In the lines below, output everything from the first line through the line containing "from matplotlib.transforms import" exactly as it is. Pictures are not part of the output.
[BEGIN]
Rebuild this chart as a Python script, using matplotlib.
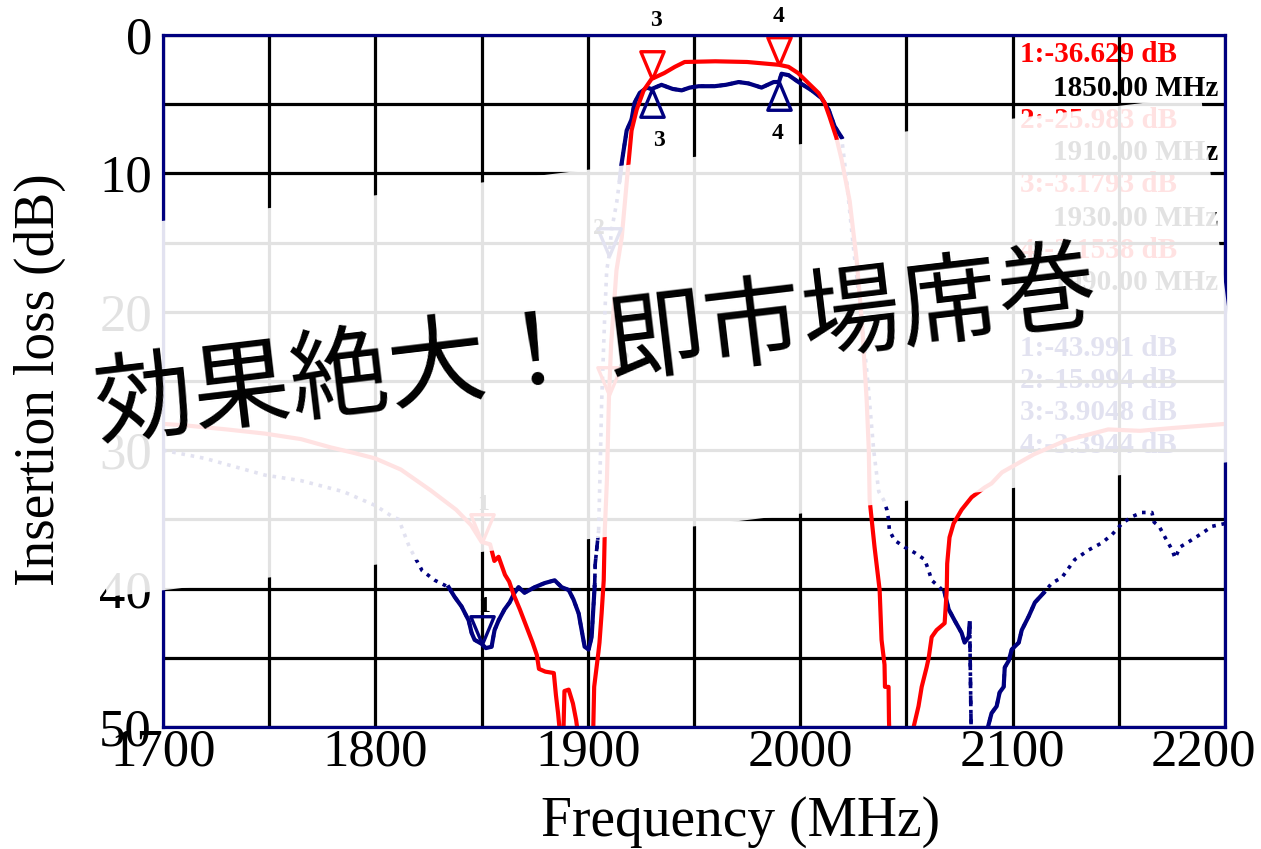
import numpy as np
import matplotlib.pyplot as plt
from matplotlib.ticker import MultipleLocator
from matplotlib.patches import Polygon
from matplotlib.transforms import ScaledTranslation

# Measured S21 traces (frequency in MHz, insertion loss in dB; >50 runs off the grid)
red_freq = [1700, 1710, 1730, 1748, 1765, 1779, 1790, 1800, 1812, 1826, 1838, 1845,
            1850, 1854, 1856, 1858, 1861, 1863, 1865, 1868, 1870, 1872, 1874, 1876,
            1877, 1880, 1884, 1885, 1886, 1887, 1888.5, 1889, 1891, 1893, 1894.5,
            1895.5, 1902.5, 1903, 1905, 1905.5, 1906.5, 1907.5, 1908, 1909, 1910,
            1911, 1913.5, 1916, 1918.4, 1919.2, 1920.6, 1923, 1926.3, 1930, 1936,
            1941, 1945.6, 1960, 1975, 1990, 1994.5, 1999, 2004, 2008.7, 2011.5,
            2013.8, 2017, 2019.5, 2023.3, 2026.6, 2029, 2031.3, 2032.3, 2032.7, 2035,
            2037.4, 2038.3, 2039.7, 2039.9, 2041.6, 2041.8, 2042, 2053, 2053.4,
            2055.7, 2057.2, 2059.5, 2060.5, 2061.9, 2064.2, 2068, 2069, 2069.2,
            2070.3, 2072.2, 2076, 2080.7, 2086.8, 2090.1, 2095, 2110, 2125, 2145,
            2160, 2175, 2200]
red_loss = [28.1, 28.2, 28.5, 28.8, 29.2, 29.8, 30.2, 30.6, 31.4, 32.9, 34.3, 35.4,
            36.629, 36.8, 38.0, 37.7, 39.0, 39.5, 40.4, 41.5, 42.3, 43.1, 43.9, 44.8,
            45.8, 46.0, 46.1, 47.7, 49.0, 50.6, 50.6, 47.4, 47.3, 48.3, 49.5,
            50.6, 50.6, 47.1, 44.6, 43.9, 41.8, 39.4, 35.8, 32.2, 25.983,
            22.3, 17.0, 14.6, 10.5, 9.2, 6.9, 5.4, 4.0, 3.1793, 2.75,
            2.3, 1.95, 1.9, 1.95, 2.1538, 2.3, 2.75, 3.5, 4.2, 4.9,
            5.9, 7.4, 9.0, 12.0, 16.3, 20.6, 26.4, 30.0, 33.6, 37.0,
            40.1, 43.7, 45.5, 47.1, 47.1, 49.5, 50.6, 50.6, 50.0,
            48.5, 47.1, 45.7, 45.0, 43.5, 43.0, 42.5, 40.1, 38.2,
            36.3, 35.3, 34.3, 33.4, 32.7, 32.4, 31.6, 30.3, 29.3, 28.5,
            28.6, 28.4, 28.1]

blue_freq = [1700, 1720, 1748, 1765, 1785, 1800, 1808, 1811, 1816, 1822, 1828,
             1834.5, 1837.3, 1840.6, 1843.9, 1845.3, 1846.7, 1850, 1852, 1854.7,
             1856.1, 1858, 1860.8, 1863.2, 1865.5, 1867.4, 1870.2, 1875, 1879.7,
             1884.4, 1887.7, 1891, 1893.3, 1895.7, 1897.1, 1898.5, 1900.4, 1901.8,
             1903.2, 1903.5, 1905.1, 1905.8, 1906.5, 1907.9, 1908.9, 1910, 1911.2,
             1913.6, 1915, 1916, 1916.9, 1918.3, 1920.6, 1922, 1924.4, 1927.7, 1930,
             1934.7, 1940, 1944.2, 1948, 1952.2, 1959.7, 1965, 1971, 1975.7, 1981.8,
             1987.5, 1990, 1991.2, 1994.5, 1999.2, 2005.4, 2010, 2013.4, 2016.2,
             2019.5, 2021.5, 2024.8, 2028.5, 2031.8, 2034.6, 2037, 2039.3, 2040.8,
             2041.6, 2042, 2044.4, 2049.1, 2053.8, 2058.6, 2060.5, 2061.9, 2065.6,
             2068, 2069.9, 2072.7, 2076, 2077.4, 2079.3, 2079.8, 2080.5, 2081, 2088,
             2088.4, 2090.1, 2092.5, 2093.9, 2095.8, 2096.3, 2098.2, 2099.6, 2102.9,
             2104.3, 2107.6, 2110.5, 2114.7, 2118.5, 2123.2, 2129.3, 2135.9, 2142,
             2146.8, 2151.5, 2156.2, 2160.9, 2165.6, 2166.6, 2169, 2171.8, 2175.1,
             2176.5, 2178.8, 2183.1, 2189.2, 2193.9, 2200]
blue_loss = [30.0, 30.6, 31.8, 32.2, 33.0, 34.0, 34.8, 35.0, 37.0, 38.7, 39.4,
             39.9, 40.6, 41.3, 42.3, 43.2, 43.7, 43.991, 44.3, 44.2,
             43.0, 42.3, 41.5, 41.0, 40.3, 39.9, 40.3, 39.9, 39.6,
             39.4, 39.9, 40.1, 40.8, 41.8, 43.0, 44.2, 44.4, 43.5,
             39.9, 38.2, 35.8, 31.4, 26.6, 20.6, 17.0, 15.994, 14.1,
             12.1, 10.5, 9.2, 8.3, 6.9, 6.1, 4.9, 4.2, 3.8, 3.9048,
             3.6, 3.9, 4.0, 3.8, 3.7, 3.7, 3.6, 3.4, 3.5, 3.8,
             3.4, 3.3944, 2.8, 2.9, 3.4, 4.0, 4.55, 5.4, 6.6,
             7.4, 10.0, 15.0, 20.0, 25.0, 30.0, 33.0, 33.6, 34.3,
             35.0, 35.8, 36.5, 37.0, 37.4, 37.9, 38.7, 39.4, 39.9,
             40.3, 41.5, 42.3, 43.2, 43.9, 43.5, 42.5, 50.5, 51.0, 51.0,
             50.0, 49.0, 48.5, 47.5, 47.1, 45.7, 45.2, 44.4, 43.9,
             43.0, 42.0, 41.0, 40.3, 39.6, 39.2, 37.9, 37.2, 36.7,
             36.1, 35.3, 34.8, 34.5, 34.5, 35.2, 35.5, 36.3, 37.2,
             37.8, 37.0, 36.6, 36.0, 35.5, 35.3]

# where the blue trace is drawn solid / dashed instead of dotted
blue_solid_spans = [(1834.5, 1903.2), (1915, 2019.5), (2068, 2079.8), (2088, 2114.7)]
blue_dashed_spans = [(1903.2, 1905.1), (2079.8, 2081)]

# marker table
marker_freq = [1850, 1910, 1930, 1990]
red_marker_db = [36.629, 25.983, 3.1793, 2.1538]
blue_marker_db = [43.991, 15.994, 3.9048, 3.3944]

RED = '#ff0000'
NAVY = '#00007f'
W, H = 1261, 849

plt.rcParams['font.family'] = ['Liberation Serif', 'DejaVu Serif']

fig = plt.figure(figsize=(W / 100, H / 100), dpi=100)
ax = fig.add_axes([163 / W, 1 - 727 / H, 1062 / W, 692 / H])

ax.set_xlim(1700, 2200)
ax.set_ylim(50, 0)
ax.set_xticks(np.arange(1700, 2201, 100))
ax.xaxis.set_minor_locator(MultipleLocator(50))
ax.yaxis.set_major_locator(MultipleLocator(10))
ax.yaxis.set_minor_locator(MultipleLocator(5))
ax.set_axisbelow('line')
ax.grid(which='both', color='black', lw=2.3)
ax.tick_params(which='both', length=0, labelsize=38)
ax.tick_params(axis='x', pad=1)
ax.tick_params(axis='y', pad=8)
for sp in ax.spines.values():
    sp.set_color(NAVY)
    sp.set_linewidth(2.3)
    sp.set_zorder(3)

# keep the last frequency label inside the canvas
last = ax.get_xticklabels()[-1]
last.set_transform(last.get_transform() + ScaledTranslation(-0.22, 0, fig.dpi_scale_trans))

# red trace
ax.plot(red_freq, red_loss, color=RED, lw=3.0, zorder=2.2)

# blue trace: dotted everywhere, solid/dashed over the marked spans
bf = np.array(blue_freq)
bl = np.array(blue_loss)
ax.plot(bf, bl, color=NAVY, lw=2.6, ls=(0, (1, 1.6)), zorder=2.1)
for lo, hi in blue_solid_spans:
    m = (bf >= lo) & (bf <= hi)
    ax.plot(bf[m], bl[m], color=NAVY, lw=3.0, zorder=2.1)
for lo, hi in blue_dashed_spans:
    m = (bf >= lo) & (bf <= hi)
    ax.plot(bf[m], bl[m], color=NAVY, lw=2.6, ls=(0, (3, 2)), zorder=2.1)

# marker triangles, apex on the trace
tri_down = [(0, 0), (-0.42, 1), (0.42, 1), (0, 0)]
tri_up = [(0, 0), (-0.42, -1), (0.42, -1), (0, 0)]
ax.plot(marker_freq, red_marker_db, ls='none', marker=tri_down, ms=40,
        mfc='none', mec=RED, mew=2.4, zorder=2.5, clip_on=False)
ax.plot(marker_freq[:2], blue_marker_db[:2], ls='none', marker=tri_down, ms=40,
        mfc='none', mec=NAVY, mew=2.4, zorder=2.5)
ax.plot(marker_freq[2:], blue_marker_db[2:], ls='none', marker=tri_up, ms=40,
        mfc='none', mec=NAVY, mew=2.4, zorder=2.5)

red_num_off = [(1, 27), (11, 24), (3, 42), (0, 35)]
blue_num_off = [(2, 27), (-7, 20), (5, -37), (-1, -37)]
for i, f in enumerate(marker_freq):
    ax.annotate(str(i + 1), (f, red_marker_db[i]), xytext=red_num_off[i],
                textcoords='offset points', ha='center', va='center',
                fontsize=17, fontweight='bold', annotation_clip=False, zorder=2.6)
    ax.annotate(str(i + 1), (f, blue_marker_db[i]), xytext=blue_num_off[i],
                textcoords='offset points', ha='center', va='center',
                fontsize=17, fontweight='bold', annotation_clip=False, zorder=2.6)

# marker readout in the upper right corner
for i, f in enumerate(marker_freq):
    y0 = 55 + 65 * i
    ax.text(1020 / W, 1 - y0 / H, f'{i + 1}:-{red_marker_db[i]:.5g} dB',
            transform=fig.transFigure, color=RED, fontsize=21, fontweight='bold',
            ha='left', va='center', zorder=1)
    ax.text(1218 / W, 1 - (y0 + 33) / H, f'{f:.2f} MHz',
            transform=fig.transFigure, color='black', fontsize=21, fontweight='bold',
            ha='right', va='center', zorder=1)
    ax.text(1020 / W, 1 - (348 + 32.5 * i) / H, f'{i + 1}:-{blue_marker_db[i]:.5g} dB',
            transform=fig.transFigure, color=NAVY, fontsize=21, fontweight='bold',
            ha='left', va='center', zorder=1)

fig.text(741 / W, 1 - 822 / H, 'Frequency (MHz)', fontsize=40, ha='center', va='center')
fig.text(40 / W, 1 - 380 / H, 'Insertion loss (dB)', fontsize=40, rotation=90,
         ha='center', va='center')

# tilted translucent banner with the slogan
band_px = [(62, 233), (1201, 96), (1246, 460), (107, 597)]
band = Polygon([(x / W, 1 - y / H) for x, y in band_px], closed=True,
               transform=fig.transFigure, facecolor='white', edgecolor='none',
               alpha=0.89, zorder=10)
fig.add_artist(band)

cjk = ['Noto Sans CJK JP', 'DejaVu Sans']
fig.text(340 / W, 1 - 380 / H, '効果絶大！', family=cjk, fontsize=71, rotation=6.8,
         rotation_mode='anchor', ha='center', va='center', zorder=11)
fig.text(852 / W, 1 - 318 / H, '即市場席巻', family=cjk, fontsize=71, rotation=6.8,
         rotation_mode='anchor', ha='center', va='center', zorder=11)

fig.savefig('out.png', dpi=100)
[END]
▶ [Worked solution]:
Rebuild this chart as a Python script, using matplotlib.
import numpy as np
import matplotlib.pyplot as plt
from matplotlib.ticker import MultipleLocator
from matplotlib.patches import Polygon
from matplotlib.transforms import ScaledTranslation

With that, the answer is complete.